>>>>
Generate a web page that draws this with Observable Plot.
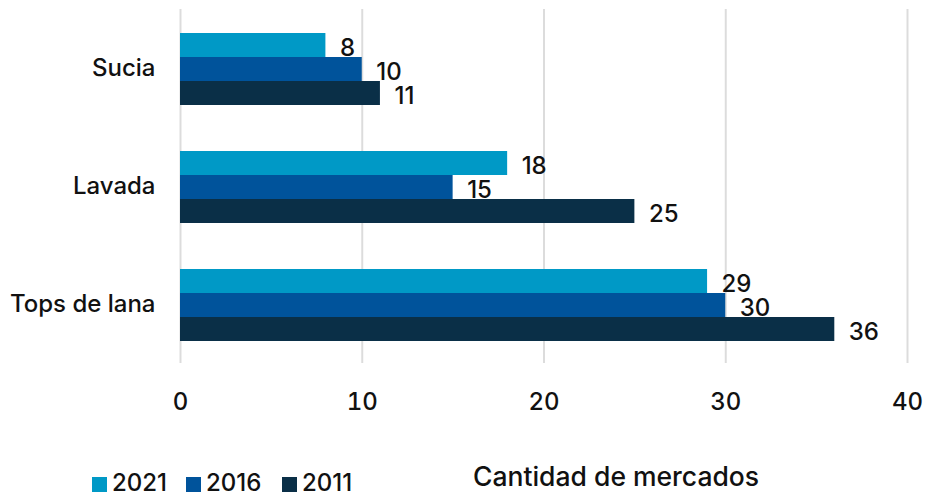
<!DOCTYPE html>
<html>
<head>
<meta charset="utf-8">
<script src="https://cdn.jsdelivr.net/npm/d3@7"></script>
<script src="https://cdn.jsdelivr.net/npm/@observablehq/plot@0.6"></script>
<style>
  html, body { margin: 0; padding: 0; background: #fff; }
  #wrap { position: relative; width: 927px; height: 498px; font-family: Inter, "Noto Sans", sans-serif; color: #111; font-weight: 500; }
  .item { position: absolute; top: 468px; display: flex; align-items: center; font-size: 24px; line-height: 30px; }
  .sw { width: 15px; height: 15px; margin-right: 5px; margin-top: 2px; }
  #xtitle { position: absolute; left: 473px; top: 461px; font-size: 26.5px; line-height: 30px; white-space: nowrap; }
</style>
</head>
<body>
<div id="wrap">
  <div id="chart"></div>
  <div id="legend"></div>
  <div id="xtitle"></div>
</div>
<script>
const categories = ["Sucia", "Lavada", "Tops de lana"];
const years = ["2021", "2016", "2011"];
const values2021 = [8, 18, 29];
const values2016 = [10, 15, 30];
const values2011 = [11, 25, 36];
const xTicks = [0, 10, 20, 30, 40];
const colors = ["#0099c6", "#00539b", "#0a2f47"];
const xTitle = "Cantidad de mercados";

const series = [values2021, values2016, values2011];
const data = [];
categories.forEach((c, i) => {
  years.forEach((y, j) => data.push({category: c, year: y, value: series[j][i]}));
});

const chart = Plot.plot({
  width: 927,
  height: 430,
  marginTop: 9,
  marginBottom: 67,
  marginLeft: 180,
  marginRight: 20,
  style: {fontFamily: "Inter, 'Noto Sans', sans-serif", fontSize: "24px", fontWeight: 500, color: "#111", background: "#fff"},
  x: {domain: [0, 40], ticks: xTicks, tickSize: 0, tickPadding: 29, label: null},
  y: {domain: years, axis: null, padding: 0, insetTop: 23, insetBottom: 22},
  fy: {domain: categories, padding: 0, tickSize: 0, tickPadding: 25, label: null},
  color: {domain: years, range: colors},
  marks: [
    Plot.gridX(xTicks, {stroke: "#dcdcdc", strokeOpacity: 1, strokeWidth: 2}),
    Plot.barX(data, {x: "value", y: "year", fy: "category", fill: "year"}),
    Plot.text(data, {x: "value", y: "year", fy: "category", text: d => String(d.value), textAnchor: "start", dx: 14, dy: 3, fill: "#111", fontSize: 24, fontWeight: 500})
  ]
});
document.getElementById("chart").appendChild(chart);

const legend = document.getElementById("legend");
const legendLeft = [92, 186, 282];
years.forEach((y, i) => {
  const it = document.createElement("div");
  it.className = "item";
  it.style.left = legendLeft[i] + "px";
  const sw = document.createElement("div");
  sw.className = "sw";
  sw.style.background = colors[i];
  const lab = document.createElement("span");
  lab.textContent = y;
  it.appendChild(sw); it.appendChild(lab);
  legend.appendChild(it);
});
document.getElementById("xtitle").textContent = xTitle;
</script>
</body>
</html>
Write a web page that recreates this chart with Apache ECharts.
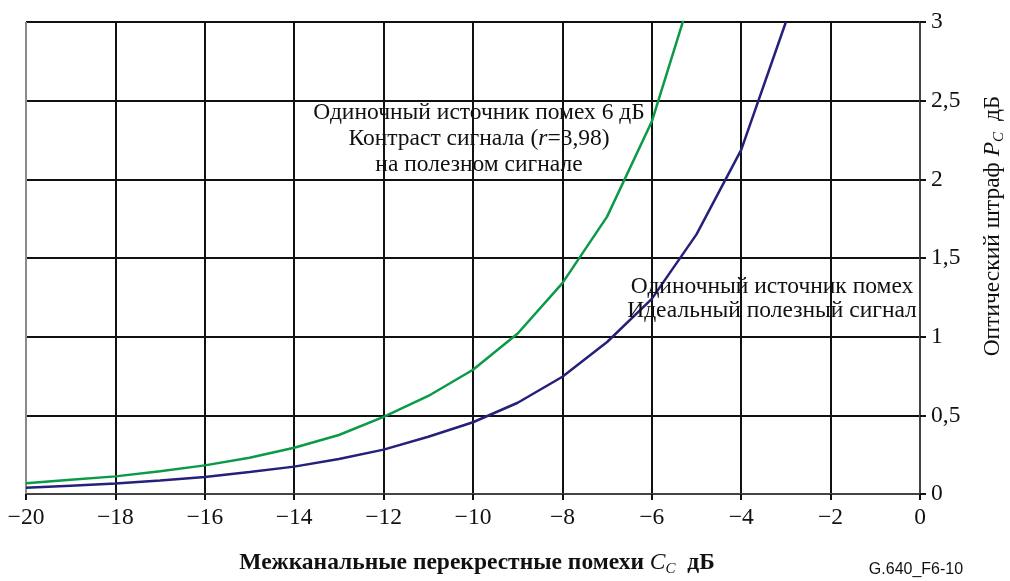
<!DOCTYPE html>
<html>
<head>
<meta charset="utf-8">
<script src="https://cdn.jsdelivr.net/npm/echarts@6/dist/echarts.min.js"></script>
<style>
  html, body { margin: 0; padding: 0; background: #fff; }
  #chart { width: 1010px; height: 581px; }
</style>
</head>
<body>
<div id="chart"></div>
<script>
// Межканальные перекрестные помехи, дБ
const crosstalkGreen = [-20, -19, -18, -17, -16, -15, -14, -13, -12, -11, -10, -9, -8, -7, -6, -5];
// Оптический штраф, дБ — контраст сигнала r = 3,98
const penaltyContrast = [0.068, 0.09, 0.112, 0.145, 0.182, 0.231, 0.294, 0.375, 0.49, 0.623, 0.79, 1.02, 1.34, 1.763, 2.367, 3.28];

const crosstalkBlue = [-20, -19, -18, -17, -16, -15, -14, -13, -12, -11, -10, -9, -8, -7, -6, -5, -4, -3];
// Оптический штраф, дБ — идеальный полезный сигнал
const penaltyIdeal = [0.04, 0.053, 0.066, 0.086, 0.108, 0.14, 0.174, 0.222, 0.282, 0.364, 0.456, 0.58, 0.745, 0.966, 1.24, 1.65, 2.187, 3.0];

const xTickLabels = ['−20', '−18', '−16', '−14', '−12', '−10', '−8', '−6', '−4', '−2', '0'];
const yTickLabels = ['0', '0,5', '1', '1,5', '2', '2,5', '3'];

const SERIF = '"Liberation Serif", "DejaVu Serif", serif';
const FS = 23.5;

function pairs(xs, ys) { return xs.map((x, i) => [x, ys[i]]); }

const chart = echarts.init(document.getElementById('chart'), null, { renderer: 'canvas' });

// the left border line is lighter than the inner grid
const gridColors = ['#8a8a8a'].concat(new Array(10).fill('#111'));

chart.setOption({
  animation: false,
  backgroundColor: '#fff',
  grid: { left: 26, right: 90, top: 22, bottom: 87, containLabel: false },
  xAxis: {
    type: 'value',
    min: -20, max: 0, interval: 2,
    axisLine: { show: true, onZero: false, lineStyle: { color: '#555', width: 1.5 } },
    axisTick: { show: true, inside: false, length: 6, lineStyle: { color: '#111', width: 2 } },
    axisLabel: {
      margin: 12,
      fontFamily: SERIF, fontSize: FS, color: '#111',
      formatter: v => xTickLabels[Math.round((v + 20) / 2)]
    },
    splitLine: { show: true, lineStyle: { color: gridColors, width: 2 } }
  },
  yAxis: {
    type: 'value',
    position: 'right',
    min: 0, max: 3, interval: 0.5,
    axisLine: { show: true, lineStyle: { color: '#555', width: 1.5 } },
    axisTick: { show: true, inside: false, length: 6, lineStyle: { color: '#111', width: 2 } },
    axisLabel: {
      margin: 11,
      fontFamily: SERIF, fontSize: FS, color: '#111',
      formatter: v => yTickLabels[Math.round(v * 2)]
    },
    splitLine: { show: true, lineStyle: { color: '#111', width: 2 } }
  },
  series: [
    {
      name: 'contrast',
      type: 'line',
      data: pairs(crosstalkGreen, penaltyContrast),
      showSymbol: false,
      clip: true,
      lineStyle: { color: '#0a9a48', width: 2.5 },
      z: 3
    },
    {
      name: 'ideal',
      type: 'line',
      data: pairs(crosstalkBlue, penaltyIdeal),
      showSymbol: false,
      clip: true,
      lineStyle: { color: '#25207a', width: 2.5 },
      z: 3
    }
  ],
  graphic: [
    {
      type: 'text', z: 10,
      position: [479, 100],
      style: {
        text: 'Одиночный источник помех 6 дБ\nКонтраст сигнала ({i|r}=3,98)\nна полезном сигнале',
        rich: { i: { fontStyle: 'italic', fontFamily: SERIF, fontSize: FS, fill: '#111', lineHeight: 26 } },
        fontFamily: SERIF, fontSize: FS, fill: '#111',
        align: 'center', verticalAlign: 'top', lineHeight: 26
      }
    },
    {
      type: 'text', z: 10,
      position: [772, 275],
      style: {
        text: 'Одиночный источник помех\nИдеальный полезный сигнал',
        fontFamily: SERIF, fontSize: FS, fill: '#111',
        align: 'center', verticalAlign: 'top', lineHeight: 24
      }
    },
    {
      type: 'text', z: 10,
      position: [993, 226],
      rotation: Math.PI / 2,
      style: {
        text: 'Оптический штраф {i|P}{sub|C} дБ',
        rich: {
          i: { fontStyle: 'italic', fontFamily: SERIF, fontSize: FS, fill: '#111' },
          sub: { fontStyle: 'italic', fontFamily: SERIF, fontSize: 15, fill: '#111', padding: [12, 5, 0, 0] }
        },
        fontFamily: SERIF, fontSize: FS, fill: '#111',
        align: 'center', verticalAlign: 'middle'
      }
    },
    {
      type: 'text', z: 10,
      position: [477, 563],
      style: {
        text: 'Межканальные перекрестные помехи {i|C}{sub|C}  дБ',
        rich: {
          i: { fontStyle: 'italic', fontWeight: 'normal', fontFamily: SERIF, fontSize: FS, fill: '#111' },
          sub: { fontStyle: 'italic', fontWeight: 'normal', fontFamily: SERIF, fontSize: 15, fill: '#111', padding: [12, 0, 0, 0] }
        },
        fontFamily: SERIF, fontSize: FS, fontWeight: 'bold', fill: '#111',
        align: 'center', verticalAlign: 'middle'
      }
    },
    {
      type: 'text', z: 10,
      position: [916, 570],
      style: {
        text: 'G.640_F6-10',
        fontFamily: '"Liberation Sans", Arial, sans-serif', fontSize: 16, fill: '#111',
        align: 'center', verticalAlign: 'middle'
      }
    }
  ]
});
</script>
</body>
</html>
<<<<
*TASK DESCRIPTION*:
Repeat exactly, and only, the entries from the line with "Write a web" through the line with "1.763, 2.367, 3.28];". Pictures are skipped.

*IN RESPONSE*:
Write a web page that recreates this chart with Apache ECharts.
<!DOCTYPE html>
<html>
<head>
<meta charset="utf-8">
<script src="https://cdn.jsdelivr.net/npm/echarts@6/dist/echarts.min.js"></script>
<style>
  html, body { margin: 0; padding: 0; background: #fff; }
  #chart { width: 1010px; height: 581px; }
</style>
</head>
<body>
<div id="chart"></div>
<script>
// Межканальные перекрестные помехи, дБ
const crosstalkGreen = [-20, -19, -18, -17, -16, -15, -14, -13, -12, -11, -10, -9, -8, -7, -6, -5];
// Оптический штраф, дБ — контраст сигнала r = 3,98
const penaltyContrast = [0.068, 0.09, 0.112, 0.145, 0.182, 0.231, 0.294, 0.375, 0.49, 0.623, 0.79, 1.02, 1.34, 1.763, 2.367, 3.28];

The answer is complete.